French presidential candidates cancelled or rescheduled lastminute campaign events ahead of Sunday’s first round vote in the tense election. Security already was a dominant theme in the race, and the violence on the sparkling boulevard threatened to weigh on voters’ decisions.
Investigators were conducting searches early today in at least one eastern suburb of Paris, according to three police officials. Authorities were trying to determine whether the assailant had accomplices, anti-terrorism prosecutor François Molins told reporters at the scene.
The attacker emerged from a car and used an automatic weapon to shoot at officers outside a Marks & Spencer’s store at the centre of the Champs-Élysées, Molins said. Two police officers and a woman tourist were wounded, he said.
The Islamic State group’s claim of responsibility just a few hours after the attack came unusually swiftly for extremist group, which has been losing territory in Iraq and Syria.
In a statement from its Amaq news agency, the group gave a pseudonym for the shooter, Abu Yusuf al-Beljiki, indicating he was Belgian or had lived in Belgium. The group described it as an attack “in the heart of Paris.”
Two police officials said the chief suspect was a 39-year-old man from a suburb east of the French capital.

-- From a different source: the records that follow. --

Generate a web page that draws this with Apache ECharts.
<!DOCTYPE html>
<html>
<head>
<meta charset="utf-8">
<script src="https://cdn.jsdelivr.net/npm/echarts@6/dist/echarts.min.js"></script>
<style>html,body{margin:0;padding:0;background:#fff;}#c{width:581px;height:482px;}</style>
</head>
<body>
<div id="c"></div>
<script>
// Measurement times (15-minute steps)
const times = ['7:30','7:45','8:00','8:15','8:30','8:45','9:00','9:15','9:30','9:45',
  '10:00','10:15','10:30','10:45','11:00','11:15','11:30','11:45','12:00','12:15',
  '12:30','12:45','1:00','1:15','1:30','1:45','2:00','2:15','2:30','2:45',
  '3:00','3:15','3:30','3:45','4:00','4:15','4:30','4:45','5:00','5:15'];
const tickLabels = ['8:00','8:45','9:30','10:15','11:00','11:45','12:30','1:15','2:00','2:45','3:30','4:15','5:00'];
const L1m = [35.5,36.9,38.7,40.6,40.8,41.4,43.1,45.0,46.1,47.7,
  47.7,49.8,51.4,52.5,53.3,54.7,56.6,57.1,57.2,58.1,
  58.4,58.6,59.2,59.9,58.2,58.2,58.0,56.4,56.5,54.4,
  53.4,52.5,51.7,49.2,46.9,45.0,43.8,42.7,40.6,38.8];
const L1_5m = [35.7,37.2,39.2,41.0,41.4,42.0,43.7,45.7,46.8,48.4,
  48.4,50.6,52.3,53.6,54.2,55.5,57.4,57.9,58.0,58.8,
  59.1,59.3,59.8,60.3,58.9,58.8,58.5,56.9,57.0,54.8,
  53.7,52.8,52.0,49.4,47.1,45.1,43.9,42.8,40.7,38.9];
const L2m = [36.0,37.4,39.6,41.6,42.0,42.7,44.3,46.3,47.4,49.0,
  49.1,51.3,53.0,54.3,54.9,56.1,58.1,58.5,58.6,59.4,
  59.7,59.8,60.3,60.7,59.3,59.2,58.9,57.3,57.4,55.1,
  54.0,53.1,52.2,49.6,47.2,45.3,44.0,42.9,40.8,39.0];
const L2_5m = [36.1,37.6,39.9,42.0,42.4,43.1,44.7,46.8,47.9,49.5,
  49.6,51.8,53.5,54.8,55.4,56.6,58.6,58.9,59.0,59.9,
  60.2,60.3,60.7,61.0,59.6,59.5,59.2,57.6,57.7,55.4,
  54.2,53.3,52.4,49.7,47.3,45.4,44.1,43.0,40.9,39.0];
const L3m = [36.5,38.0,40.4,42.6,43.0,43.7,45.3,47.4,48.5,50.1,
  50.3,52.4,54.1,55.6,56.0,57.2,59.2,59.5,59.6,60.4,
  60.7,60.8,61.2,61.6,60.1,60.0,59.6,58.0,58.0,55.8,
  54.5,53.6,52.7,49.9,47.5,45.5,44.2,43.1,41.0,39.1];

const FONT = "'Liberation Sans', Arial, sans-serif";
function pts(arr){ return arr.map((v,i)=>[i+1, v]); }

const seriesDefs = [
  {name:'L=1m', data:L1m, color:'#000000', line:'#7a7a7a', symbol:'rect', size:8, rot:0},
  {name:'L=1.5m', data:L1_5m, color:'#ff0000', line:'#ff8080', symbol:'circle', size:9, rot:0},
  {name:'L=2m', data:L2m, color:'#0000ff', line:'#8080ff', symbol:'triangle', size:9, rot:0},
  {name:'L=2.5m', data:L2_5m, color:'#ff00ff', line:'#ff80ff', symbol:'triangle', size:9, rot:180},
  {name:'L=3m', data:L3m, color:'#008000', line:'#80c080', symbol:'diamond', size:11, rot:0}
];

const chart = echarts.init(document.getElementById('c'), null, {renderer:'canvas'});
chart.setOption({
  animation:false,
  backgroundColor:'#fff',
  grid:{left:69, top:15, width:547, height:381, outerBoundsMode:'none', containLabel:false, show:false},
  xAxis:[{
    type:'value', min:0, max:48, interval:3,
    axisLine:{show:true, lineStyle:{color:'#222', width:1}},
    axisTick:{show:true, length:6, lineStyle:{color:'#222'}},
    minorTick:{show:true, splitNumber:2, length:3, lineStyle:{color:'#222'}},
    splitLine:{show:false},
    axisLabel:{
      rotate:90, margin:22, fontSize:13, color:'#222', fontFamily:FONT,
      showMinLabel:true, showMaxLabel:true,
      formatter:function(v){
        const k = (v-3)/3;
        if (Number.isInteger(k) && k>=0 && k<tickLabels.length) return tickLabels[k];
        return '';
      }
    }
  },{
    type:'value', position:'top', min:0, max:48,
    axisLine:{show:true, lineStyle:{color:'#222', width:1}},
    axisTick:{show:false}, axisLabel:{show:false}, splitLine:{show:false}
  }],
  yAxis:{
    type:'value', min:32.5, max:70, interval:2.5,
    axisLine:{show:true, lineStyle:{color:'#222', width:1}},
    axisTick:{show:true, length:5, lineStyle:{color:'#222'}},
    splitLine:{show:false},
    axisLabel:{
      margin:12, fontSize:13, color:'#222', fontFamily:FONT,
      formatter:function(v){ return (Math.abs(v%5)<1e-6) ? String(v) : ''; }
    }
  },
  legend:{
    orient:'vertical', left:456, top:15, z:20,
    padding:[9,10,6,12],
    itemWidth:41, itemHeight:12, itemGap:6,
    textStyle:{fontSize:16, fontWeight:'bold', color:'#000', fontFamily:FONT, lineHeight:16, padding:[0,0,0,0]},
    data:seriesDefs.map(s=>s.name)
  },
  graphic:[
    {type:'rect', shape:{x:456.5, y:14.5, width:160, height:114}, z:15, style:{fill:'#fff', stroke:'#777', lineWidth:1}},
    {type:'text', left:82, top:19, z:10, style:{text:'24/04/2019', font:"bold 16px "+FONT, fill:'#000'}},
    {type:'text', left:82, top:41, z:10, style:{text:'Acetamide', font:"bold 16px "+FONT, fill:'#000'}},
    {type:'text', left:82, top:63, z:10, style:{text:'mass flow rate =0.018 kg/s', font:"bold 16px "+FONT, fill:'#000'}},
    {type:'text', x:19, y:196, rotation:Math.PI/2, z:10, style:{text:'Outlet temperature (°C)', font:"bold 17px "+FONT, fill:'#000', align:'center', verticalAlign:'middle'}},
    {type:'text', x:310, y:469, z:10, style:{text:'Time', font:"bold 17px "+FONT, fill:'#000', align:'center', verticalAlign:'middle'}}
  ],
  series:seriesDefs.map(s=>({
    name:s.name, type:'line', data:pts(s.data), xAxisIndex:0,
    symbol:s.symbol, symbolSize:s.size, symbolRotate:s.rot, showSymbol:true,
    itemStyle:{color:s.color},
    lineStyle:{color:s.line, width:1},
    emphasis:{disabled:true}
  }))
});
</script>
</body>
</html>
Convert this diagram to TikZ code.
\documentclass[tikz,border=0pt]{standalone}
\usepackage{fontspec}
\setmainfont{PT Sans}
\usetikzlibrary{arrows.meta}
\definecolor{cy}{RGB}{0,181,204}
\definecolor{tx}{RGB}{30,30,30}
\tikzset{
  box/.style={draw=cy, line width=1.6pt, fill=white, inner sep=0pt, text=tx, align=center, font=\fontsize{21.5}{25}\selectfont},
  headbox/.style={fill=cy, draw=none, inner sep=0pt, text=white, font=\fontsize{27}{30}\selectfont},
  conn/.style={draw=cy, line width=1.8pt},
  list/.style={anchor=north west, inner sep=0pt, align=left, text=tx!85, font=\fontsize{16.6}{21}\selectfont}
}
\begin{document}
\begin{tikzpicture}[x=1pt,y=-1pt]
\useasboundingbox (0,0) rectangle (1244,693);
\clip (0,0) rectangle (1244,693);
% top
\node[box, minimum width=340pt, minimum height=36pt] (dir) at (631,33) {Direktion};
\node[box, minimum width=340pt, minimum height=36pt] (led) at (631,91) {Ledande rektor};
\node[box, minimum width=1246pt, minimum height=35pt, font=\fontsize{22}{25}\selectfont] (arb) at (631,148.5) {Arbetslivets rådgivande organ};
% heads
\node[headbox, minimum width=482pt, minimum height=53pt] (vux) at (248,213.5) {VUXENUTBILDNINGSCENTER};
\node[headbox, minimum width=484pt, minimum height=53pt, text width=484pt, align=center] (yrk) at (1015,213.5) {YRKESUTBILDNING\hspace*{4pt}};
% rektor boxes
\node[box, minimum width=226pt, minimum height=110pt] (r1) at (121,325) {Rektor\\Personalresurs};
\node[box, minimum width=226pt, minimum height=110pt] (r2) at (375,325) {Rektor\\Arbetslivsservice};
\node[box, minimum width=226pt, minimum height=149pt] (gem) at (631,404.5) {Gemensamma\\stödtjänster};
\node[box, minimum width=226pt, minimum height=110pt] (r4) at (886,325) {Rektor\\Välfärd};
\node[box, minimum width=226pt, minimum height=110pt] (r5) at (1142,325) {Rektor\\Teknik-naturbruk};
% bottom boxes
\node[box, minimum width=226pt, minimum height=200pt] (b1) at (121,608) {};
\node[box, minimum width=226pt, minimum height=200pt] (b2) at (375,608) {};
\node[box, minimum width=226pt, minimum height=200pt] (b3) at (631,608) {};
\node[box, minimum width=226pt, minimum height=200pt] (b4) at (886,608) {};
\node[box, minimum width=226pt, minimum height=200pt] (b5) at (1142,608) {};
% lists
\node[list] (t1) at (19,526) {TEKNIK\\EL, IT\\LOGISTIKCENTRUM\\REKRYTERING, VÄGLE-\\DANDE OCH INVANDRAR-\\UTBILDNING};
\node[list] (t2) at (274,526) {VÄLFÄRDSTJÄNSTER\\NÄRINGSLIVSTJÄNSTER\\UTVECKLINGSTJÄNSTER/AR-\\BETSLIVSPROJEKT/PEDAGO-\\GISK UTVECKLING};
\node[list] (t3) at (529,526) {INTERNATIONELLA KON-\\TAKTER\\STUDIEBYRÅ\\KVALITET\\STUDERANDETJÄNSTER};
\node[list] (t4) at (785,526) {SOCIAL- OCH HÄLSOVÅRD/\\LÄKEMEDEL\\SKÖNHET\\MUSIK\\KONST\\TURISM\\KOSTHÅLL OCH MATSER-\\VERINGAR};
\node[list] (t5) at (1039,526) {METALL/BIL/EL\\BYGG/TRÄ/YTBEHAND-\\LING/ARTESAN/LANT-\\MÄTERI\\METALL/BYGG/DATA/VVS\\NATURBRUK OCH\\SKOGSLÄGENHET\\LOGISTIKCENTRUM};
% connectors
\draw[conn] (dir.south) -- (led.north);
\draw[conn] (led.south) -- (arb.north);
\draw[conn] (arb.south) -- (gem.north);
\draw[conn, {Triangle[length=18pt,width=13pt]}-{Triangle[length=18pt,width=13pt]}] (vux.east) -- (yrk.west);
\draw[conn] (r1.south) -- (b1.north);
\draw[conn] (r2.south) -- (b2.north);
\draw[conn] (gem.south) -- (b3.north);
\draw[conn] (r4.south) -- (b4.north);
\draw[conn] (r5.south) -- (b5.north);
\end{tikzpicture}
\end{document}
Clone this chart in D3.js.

Searches were conducted in at least one suburb east of Paris after the attack.
Police and soldiers sealed off the area, ordering tourists back into hotels and blocking people from approaching the scene.
The attacker had been flagged as an extremist, according to two police officials who spoke on condition of anonymity.
Interior Ministry spokesman Pierre-Henry Brandet said officers were “deliberately” targeted.
Islamic State group-inspired attacks have killed 235 people in France since January 2015, by far the largest casualty figure of any Western country. France remains under a state of emergency. Security has been especially high since Tuesday, when police said they thwarted a terror attack by arresting two men.
On Thursday night, emergency vehicles blocked the wide Champs-Élysées, an avenue lined with shops and normally packed with cars and tourists that cuts across central Paris between the Arc de Triomphe and the Tuileries Gardens. Subway stations were closed off.
The gunfire sent scores of tourists fleeing into side streets.
“They were running, running,” said 55-year-old Badi Ftaiti, who lives in the area. “Some were crying. There were tens, maybe even hundreds of them.”
French President François Hollande said he is convinced the circumstances of the latest attack pointed to a terrorist act. Hollande held an emergency meeting with the prime minister Thursday night and planned to convene the defence council Friday morning.
Speaking in Washington, U.S. President Donald Trump said the shooting “looks like another terrorist attack” and sent condolences to France.
Emergency vehicles block the Champs-Élysées boulevard in Paris after Thursday night’s attack.